### Instruction
Transcribe the records exactly. Pictures do not belong in the transcription.

══ Records supplied

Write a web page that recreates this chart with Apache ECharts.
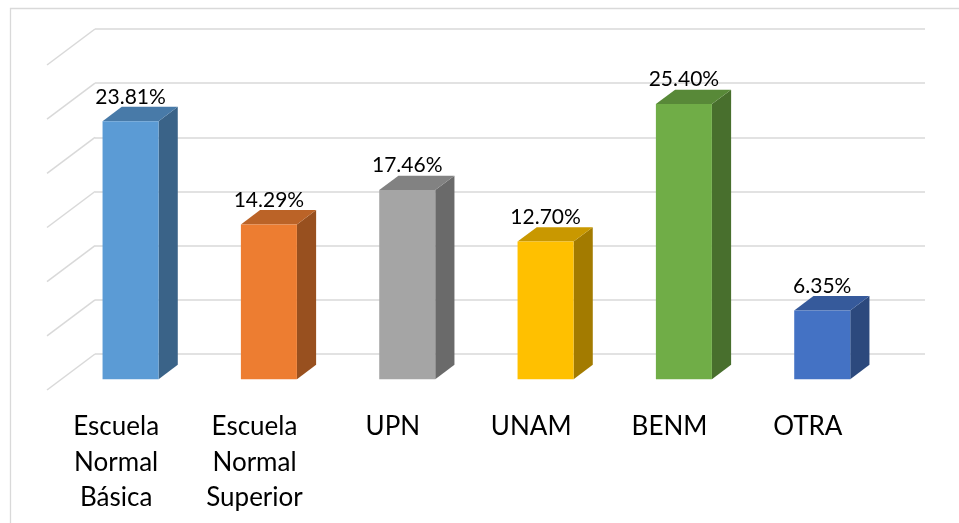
<!DOCTYPE html>
<html>
<head>
<meta charset="utf-8">
<script src="https://cdn.jsdelivr.net/npm/echarts@6/dist/echarts.min.js"></script>
<style>
  html, body { margin: 0; padding: 0; background: #ffffff; }
  #chart { width: 959px; height: 523px; }
</style>
</head>
<body>
<div id="chart"></div>
<script>
// Institutions and their share of respondents (%)
const categories = ['Escuela Normal Básica', 'Escuela Normal Superior', 'UPN', 'UNAM', 'BENM', 'OTRA'];
const shares = [23.81, 14.29, 17.46, 12.70, 25.40, 6.35];
const barColors = ['#5B9BD5', '#ED7D31', '#A5A5A5', '#FFC000', '#70AD47', '#4472C4'];
// Value levels where the wall gridlines sit
const wallValues = [0, 5, 10, 15, 20, 25, 30];

// Oblique projection of the chart's depth axis
const DEPTH_X = 48, DEPTH_Y = -36;
const BAR_FRONT = 0.3, BAR_DEPTH = 0.4, BAR_WIDTH = 0.405;

function shade(hex, f) {
  const n = parseInt(hex.slice(1), 16);
  const r = Math.round(((n >> 16) & 255) * f);
  const g = Math.round(((n >> 8) & 255) * f);
  const b = Math.round((n & 255) * f);
  return 'rgb(' + r + ',' + g + ',' + b + ')';
}

const chart = echarts.init(document.getElementById('chart'));

const option = {
  backgroundColor: '#ffffff',
  animation: false,
  graphic: [{
    type: 'rect',
    shape: { x: 10.5, y: 8.5, width: 1000, height: 600 },
    style: { fill: 'none', stroke: '#d9d9d9', lineWidth: 1.3 },
    silent: true
  }],
  grid: [
    { left: 47, top: 65, width: 830, height: 325 },   // front plane
    { left: 95, top: 29, width: 830, height: 325 }    // back wall
  ],
  xAxis: [
    {
      type: 'category', gridIndex: 0, data: categories,
      axisLine: { show: false }, axisTick: { show: false },
      axisLabel: {
        interval: 0, margin: 19,
        formatter: v => v.split(' ').join('\n'),
        fontFamily: 'Lato', fontSize: 26, color: '#000000', lineHeight: 35.5
      },
      splitLine: { show: false }
    },
    { type: 'category', gridIndex: 1, data: categories, show: false }
  ],
  yAxis: [
    { type: 'value', gridIndex: 0, min: 0, max: 30, interval: 5, show: false },
    {
      type: 'value', gridIndex: 1, min: 0, max: 30, interval: 5,
      axisLine: { show: false }, axisTick: { show: false }, axisLabel: { show: false },
      splitLine: { show: true, lineStyle: { color: '#d9d9d9', width: 1.5 } }
    }
  ],
  series: [
    {
      // side wall gridlines running from the front plane to the back wall
      type: 'custom', xAxisIndex: 0, yAxisIndex: 0, silent: true,
      data: wallValues.map(v => [0, v]),
      renderItem: function (params, api) {
        const y = api.coord([0, api.value(1)])[1];
        const x = params.coordSys.x;
        return {
          type: 'line',
          shape: { x1: x, y1: y, x2: x + DEPTH_X, y2: y + DEPTH_Y },
          style: { stroke: '#d9d9d9', lineWidth: 1.5 }
        };
      }
    },
    {
      type: 'custom', xAxisIndex: 0, yAxisIndex: 0, silent: true,
      data: shares.map((v, i) => [i, v]),
      renderItem: function (params, api) {
        const i = api.value(0), v = api.value(1);
        const top = api.coord([i, v]);
        const base = api.coord([i, 0]);
        const band = api.size([1, 0])[0];
        const w = band * BAR_WIDTH;
        const ox = DEPTH_X * BAR_FRONT, oy = DEPTH_Y * BAR_FRONT;
        const dx = DEPTH_X * BAR_DEPTH, dy = DEPTH_Y * BAR_DEPTH;
        const cx = top[0] + ox;
        const x0 = cx - w / 2, x1 = cx + w / 2;
        const yt = top[1] + oy, yb = base[1] + oy;
        const c = barColors[i];
        return {
          type: 'group',
          children: [
            {
              type: 'polygon',
              shape: { points: [[x1, yt], [x1, yb], [x1 + dx, yb + dy], [x1 + dx, yt + dy]] },
              style: { fill: shade(c, 0.64) }
            },
            {
              type: 'polygon',
              shape: { points: [[x0, yt], [x1, yt], [x1 + dx, yt + dy], [x0 + dx, yt + dy]] },
              style: { fill: shade(c, 0.79) }
            },
            {
              type: 'rect',
              shape: { x: x0, y: yt, width: w, height: yb - yt },
              style: { fill: c }
            },
            {
              type: 'text',
              x: cx, y: yt + dy + 0.5,
              style: {
                text: v.toFixed(2) + '%',
                fill: '#000000', fontFamily: 'Lato', fontSize: 21,
                align: 'center', verticalAlign: 'bottom'
              }
            }
          ]
        };
      }
    }
  ]
};

chart.setOption(option);
</script>
</body>
</html>
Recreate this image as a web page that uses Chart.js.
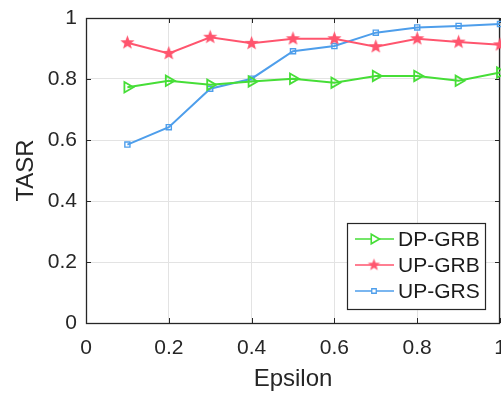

════

### Task response
Write a web page that recreates this chart with Apache ECharts.
<!DOCTYPE html>
<html>
<head>
<meta charset="utf-8">
<script src="https://cdn.jsdelivr.net/npm/echarts@6/dist/echarts.min.js"></script>
<style>
  html, body { margin: 0; padding: 0; background: #ffffff; }
  #chart { width: 959px; height: 523px; }
</style>
</head>
<body>
<div id="chart"></div>
<script>
// Institutions and their share of respondents (%)
const categories = ['Escuela Normal Básica', 'Escuela Normal Superior', 'UPN', 'UNAM', 'BENM', 'OTRA'];
const shares = [23.81, 14.29, 17.46, 12.70, 25.40, 6.35];
const barColors = ['#5B9BD5', '#ED7D31', '#A5A5A5', '#FFC000', '#70AD47', '#4472C4'];
// Value levels where the wall gridlines sit
const wallValues = [0, 5, 10, 15, 20, 25, 30];

// Oblique projection of the chart's depth axis
const DEPTH_X = 48, DEPTH_Y = -36;
const BAR_FRONT = 0.3, BAR_DEPTH = 0.4, BAR_WIDTH = 0.405;

function shade(hex, f) {
  const n = parseInt(hex.slice(1), 16);
  const r = Math.round(((n >> 16) & 255) * f);
  const g = Math.round(((n >> 8) & 255) * f);
  const b = Math.round((n & 255) * f);
  return 'rgb(' + r + ',' + g + ',' + b + ')';
}

const chart = echarts.init(document.getElementById('chart'));

const option = {
  backgroundColor: '#ffffff',
  animation: false,
  graphic: [{
    type: 'rect',
    shape: { x: 10.5, y: 8.5, width: 1000, height: 600 },
    style: { fill: 'none', stroke: '#d9d9d9', lineWidth: 1.3 },
    silent: true
  }],
  grid: [
    { left: 47, top: 65, width: 830, height: 325 },   // front plane
    { left: 95, top: 29, width: 830, height: 325 }    // back wall
  ],
  xAxis: [
    {
      type: 'category', gridIndex: 0, data: categories,
      axisLine: { show: false }, axisTick: { show: false },
      axisLabel: {
        interval: 0, margin: 19,
        formatter: v => v.split(' ').join('\n'),
        fontFamily: 'Lato', fontSize: 26, color: '#000000', lineHeight: 35.5
      },
      splitLine: { show: false }
    },
    { type: 'category', gridIndex: 1, data: categories, show: false }
  ],
  yAxis: [
    { type: 'value', gridIndex: 0, min: 0, max: 30, interval: 5, show: false },
    {
      type: 'value', gridIndex: 1, min: 0, max: 30, interval: 5,
      axisLine: { show: false }, axisTick: { show: false }, axisLabel: { show: false },
      splitLine: { show: true, lineStyle: { color: '#d9d9d9', width: 1.5 } }
    }
  ],
  series: [
    {
      // side wall gridlines running from the front plane to the back wall
      type: 'custom', xAxisIndex: 0, yAxisIndex: 0, silent: true,
      data: wallValues.map(v => [0, v]),
      renderItem: function (params, api) {
        const y = api.coord([0, api.value(1)])[1];
        const x = params.coordSys.x;
        return {
          type: 'line',
          shape: { x1: x, y1: y, x2: x + DEPTH_X, y2: y + DEPTH_Y },
          style: { stroke: '#d9d9d9', lineWidth: 1.5 }
        };
      }
    },
    {
      type: 'custom', xAxisIndex: 0, yAxisIndex: 0, silent: true,
      data: shares.map((v, i) => [i, v]),
      renderItem: function (params, api) {
        const i = api.value(0), v = api.value(1);
        const top = api.coord([i, v]);
        const base = api.coord([i, 0]);
        const band = api.size([1, 0])[0];
        const w = band * BAR_WIDTH;
        const ox = DEPTH_X * BAR_FRONT, oy = DEPTH_Y * BAR_FRONT;
        const dx = DEPTH_X * BAR_DEPTH, dy = DEPTH_Y * BAR_DEPTH;
        const cx = top[0] + ox;
        const x0 = cx - w / 2, x1 = cx + w / 2;
        const yt = top[1] + oy, yb = base[1] + oy;
        const c = barColors[i];
        return {
          type: 'group',
          children: [
            {
              type: 'polygon',
              shape: { points: [[x1, yt], [x1, yb], [x1 + dx, yb + dy], [x1 + dx, yt + dy]] },
              style: { fill: shade(c, 0.64) }
            },
            {
              type: 'polygon',
              shape: { points: [[x0, yt], [x1, yt], [x1 + dx, yt + dy], [x0 + dx, yt + dy]] },
              style: { fill: shade(c, 0.79) }
            },
            {
              type: 'rect',
              shape: { x: x0, y: yt, width: w, height: yb - yt },
              style: { fill: c }
            },
            {
              type: 'text',
              x: cx, y: yt + dy + 0.5,
              style: {
                text: v.toFixed(2) + '%',
                fill: '#000000', fontFamily: 'Lato', fontSize: 21,
                align: 'center', verticalAlign: 'bottom'
              }
            }
          ]
        };
      }
    }
  ]
};

chart.setOption(option);
</script>
</body>
</html>
Recreate this image as a web page that uses Chart.js.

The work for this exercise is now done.